5 More free online checkers
The following five plagiarism checkers are worth a look.
They are all very much the same and are quite limited. But you can do a quick check of short texts.
Most of them are using API access to Grammarly or similar, so they are limited to a very short word or character limit.
The results might be helpful. But they are certainly not as accurate as the first five checkers in the list above.
Some require your email address, so use them only if you are happy to do so.
Which one is the best free plagiarism checker?
In researching this article, I tried and tested more than 25 plagiarism checkers.
Most of them performed very badly, poorly, or not at all. A lot of them are simply hooks for paid writing and essay services, so don’t waste your time.
There are many paid checkers available. But they are all attached to premium grammar checkers. It is not worth paying for these if you already have a grammar or writing checker.
In the end, after hours of testing, I can only honestly recommend the first five options I listed above.
If you already have a Grammarly or Prowritingaid subscription, you have access to the best.

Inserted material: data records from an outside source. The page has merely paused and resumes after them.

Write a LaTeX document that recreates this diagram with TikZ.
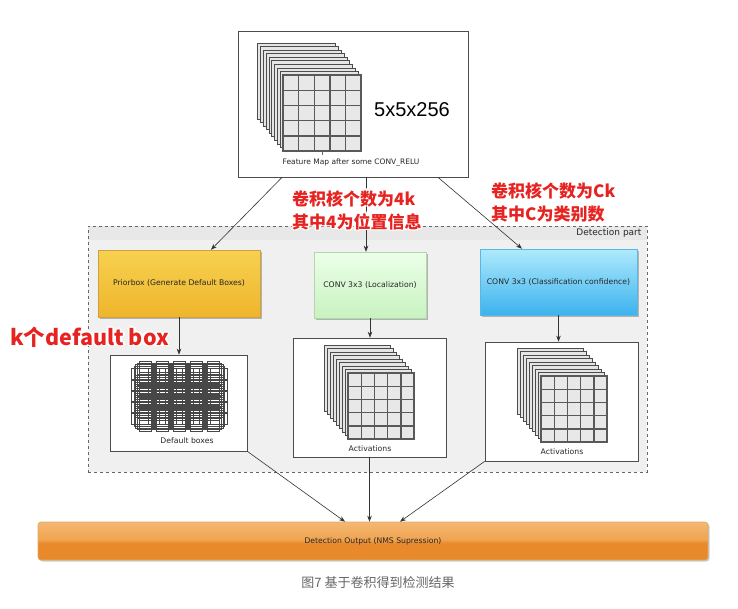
\documentclass[tikz,border=0pt]{standalone}
\usepackage{fontspec}
\setmainfont{DejaVu Sans}
\newfontfamily\cjkfont{Noto Sans CJK SC}
\newfontfamily\arialfont{Liberation Sans}
\usetikzlibrary{arrows.meta,shadows,calc}
\definecolor{barD}{HTML}{E8892C}
\definecolor{barM}{HTML}{F0A450}
\definecolor{barL}{HTML}{F7CD98}
\definecolor{barEdge}{HTML}{DEAA64}
\definecolor{redtxt}{HTML}{E62320}
\definecolor{prT}{HTML}{F7D150}
\definecolor{prB}{HTML}{EFB52C}
\definecolor{prE}{HTML}{D0A040}
\definecolor{lcT}{HTML}{ECFFE8}
\definecolor{lcB}{HTML}{C8F2C0}
\definecolor{lcE}{HTML}{B0D8A8}
\definecolor{clT}{HTML}{AEEAFC}
\definecolor{clB}{HTML}{3CB2EE}
\definecolor{clE}{HTML}{5AB8E0}
\pgfdeclareverticalshading{barshade}{100bp}{color(0bp)=(barD); color(47bp)=(barD); color(52bp)=(barM); color(100bp)=(barL)}
\tikzset{
  frame/.style={draw=black!70, line width=0.7pt, fill=white, inner sep=0pt},
  colbox/.style={inner sep=0pt, line width=0.5pt, drop shadow={shadow xshift=1.5pt, shadow yshift=-1.5pt, opacity=0.25, fill=black}},
  small/.style={font=\fontsize{7.7}{9}\selectfont, text=black!85},
  arr/.style={draw=black!80, line width=0.6pt, -{Stealth[length=6pt,width=4.5pt]}},
  layer/.style={draw=black!70, fill=black!10, line width=0.8pt},
  gridfill/.style={fill=black!9},
  gridline/.style={draw=black!65, line width=1.4pt},
  dbox/.style={draw=black!72, line width=0.45pt},
  redlbl/.style={text=redtxt, inner sep=0pt, align=left},
}
\newcommand\fmapstack[7]{%
  \foreach \i in {#5,...,1}{
    \draw[layer] ({#1-\i*#6},{#2-\i*#7}) rectangle ++(#3,#4);
  }
  \fill[gridfill] (#1,#2) rectangle ++(#3,#4);
  \foreach \k in {1,...,4}{
    \draw[gridline] ({#1+\k*#3/5},#2) -- ++(0,#4);
    \draw[gridline] (#1,{#2+\k*#4/5}) -- ++(#3,0);
  }
  \draw[gridline] (#1,#2) rectangle ++(#3,#4);
}
\newcommand\halolabel[4]{% name, position, font, text
  \foreach \a in {0,45,...,315}{
    \node[redlbl, text=white, anchor=west, font=#3] at ($(#2)+(\a:1.7)$) {#4};
  }
  \node[redlbl, anchor=west, font=#3] (#1) at (#2) {#4};
}
\begin{document}
\begin{tikzpicture}[x=1pt, y=-1pt]
\useasboundingbox (0,0) rectangle (738,608);
\fill[white] (0,0) rectangle (738,608);

% detection part region
\fill[black!6] (88,226) rectangle (647,472);
\fill[black!9] (88,226) rectangle (647,240);
\node[draw=black!60, dashed, line width=0.6pt, minimum width=559pt, minimum height=246pt, inner sep=0pt] (det) at (367.5,349) {};
\node[small, font=\fontsize{9}{10}\selectfont, anchor=east] (detlbl) at (645,233) {Detection part};

% top feature map box
\node[frame, minimum width=230pt, minimum height=146pt] (top) at (353,104) {};
\fmapstack{283}{75}{78}{76}{9}{2.8}{3.55}
\draw[draw=black!60, line width=0.6pt] (322,151) -- (322,155);
\node[font=\arialfont\fontsize{20}{22}\selectfont] (dims) at (412,110) {5x5x256};
\node[small, font=\fontsize{7.5}{9}\selectfont] (fmlbl) at (351,163) {Feature Map after some CONV\_RELU};

% coloured boxes
\node[colbox, draw=prE, top color=prT, bottom color=prB, minimum width=162pt, minimum height=67pt] (prior) at (179,283.5) {};
\node[small] at (prior) {Priorbox (Generate Default Boxes)};
\node[colbox, draw=lcE, top color=lcT, bottom color=lcB, minimum width=112pt, minimum height=66pt] (loc) at (370,285) {};
\node[small] at (loc) {CONV 3x3 (Localization)};
\node[colbox, draw=clE, top color=clT, bottom color=clB, minimum width=157pt, minimum height=66pt] (cls) at (558.5,282) {};
\node[small] at (cls) {CONV 3x3 (Classification confidence)};

% lower white boxes
\node[frame, minimum width=137pt, minimum height=96pt] (defbox) at (178.5,403) {};
\foreach \cx in {145,162,179,196,213}{
  \foreach \cy in {374,385,396,407,418}{
    \draw[dbox] ({\cx-8},{\cy-11}) rectangle ({\cx+8},{\cy+11});
    \draw[dbox] ({\cx-11},{\cy-8}) rectangle ({\cx+11},{\cy+8});
    \draw[dbox] ({\cx-14},{\cy-6}) rectangle ({\cx+14},{\cy+6});
    \draw[dbox] ({\cx-6},{\cy-13}) rectangle ({\cx+6},{\cy+13});
    \draw[dbox] ({\cx-10},{\cy-10}) rectangle ({\cx+10},{\cy+10});
  }
}
\node[small] (dblbl) at (187,441) {Default boxes};

\node[frame, minimum width=153pt, minimum height=119pt] (act1) at (369.5,397.5) {};
\fmapstack{348}{373}{66}{66}{8}{3}{3.5}
\node[small] (a1lbl) at (370,449) {Activations};

\node[frame, minimum width=153pt, minimum height=119pt] (act2) at (561.5,401.5) {};
\fmapstack{541}{376}{66}{66}{8}{3}{3.5}
\node[small] (a2lbl) at (562,452) {Activations};

% output bar
\node[draw=barEdge, line width=0.6pt, rounded corners=3pt, shading=barshade, minimum width=670pt, minimum height=38pt, inner sep=0pt, drop shadow={shadow xshift=1.5pt, shadow yshift=-1.5pt, opacity=0.2, fill=black}] (bar) at (373,541) {};
\node[small] at (bar) {Detection Output (NMS Supression)};

% arrows
\draw[arr] ([xshift=-71pt]top.south) -- ([xshift=32pt]prior.north);
\draw[arr] ([xshift=13pt]top.south) -- ([xshift=-4pt]loc.north);
\draw[arr] ([xshift=85pt]top.south) -- ([xshift=-36.5pt]cls.north);
\draw[arr] (prior.south) -- (prior.south |- defbox.north);
\draw[arr] (loc.south) -- (loc.south |- act1.north);
\draw[arr] (cls.south) -- (cls.south |- act2.north);
\draw[arr] (defbox.south east) -- ([xshift=-28pt]bar.north);
\draw[arr] (act1.south) -- (act1.south |- bar.north);
\draw[arr] (act2.south west) -- ([xshift=27pt]bar.north);

% red annotations
\halolabel{ann1}{292,210}{\cjkfont\bfseries\fontsize{17}{23}\selectfont}{卷积核个数为4k\\其中4为位置信息}
\halolabel{ann2}{491,202}{\cjkfont\bfseries\fontsize{17}{23}\selectfont}{卷积核个数为Ck\\其中C为类别数}
\halolabel{ann3}{10,337}{\cjkfont\bfseries\fontsize{21.5}{24}\selectfont}{k个default box}

% caption
\node[font=\cjkfont\fontsize{13}{15}\selectfont, text=black!60] (cap) at (378,583) {图7 基于卷积得到检测结果};
\end{tikzpicture}
\end{document}
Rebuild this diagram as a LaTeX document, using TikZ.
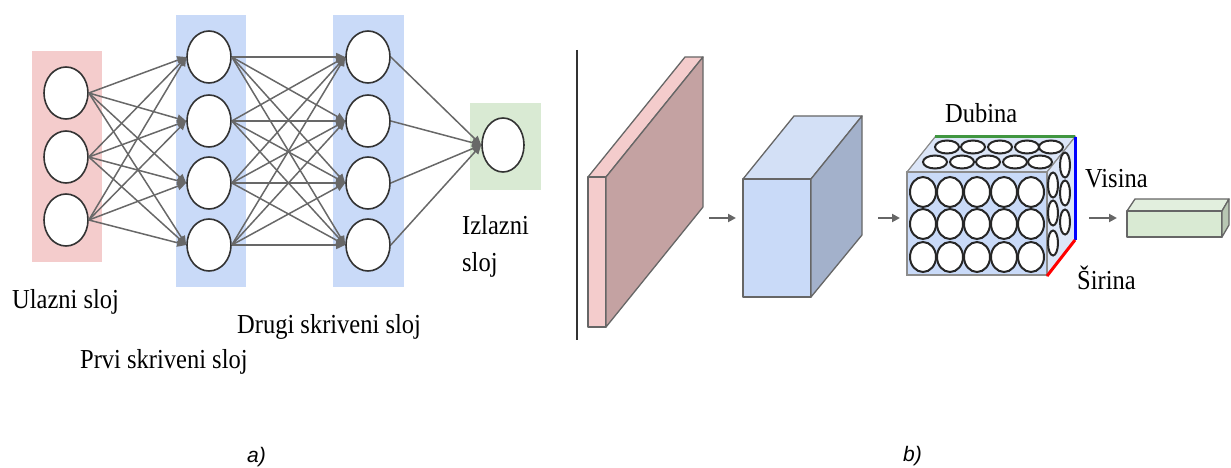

You have no limitations, and the results are fast, accurate, and reliable.
For a totally free option, EduBirdie is miles ahead of the rest. It has a generous word limit, and the results are very good. I think it is an ideal plagiarism checker for students.
But I would give second place to Search Engine Reports for a free check.
Then there are the rest.
Should you check your writing for plagiarism? Yes, of course, you should.
But make sure you are using a reliable tool to do so.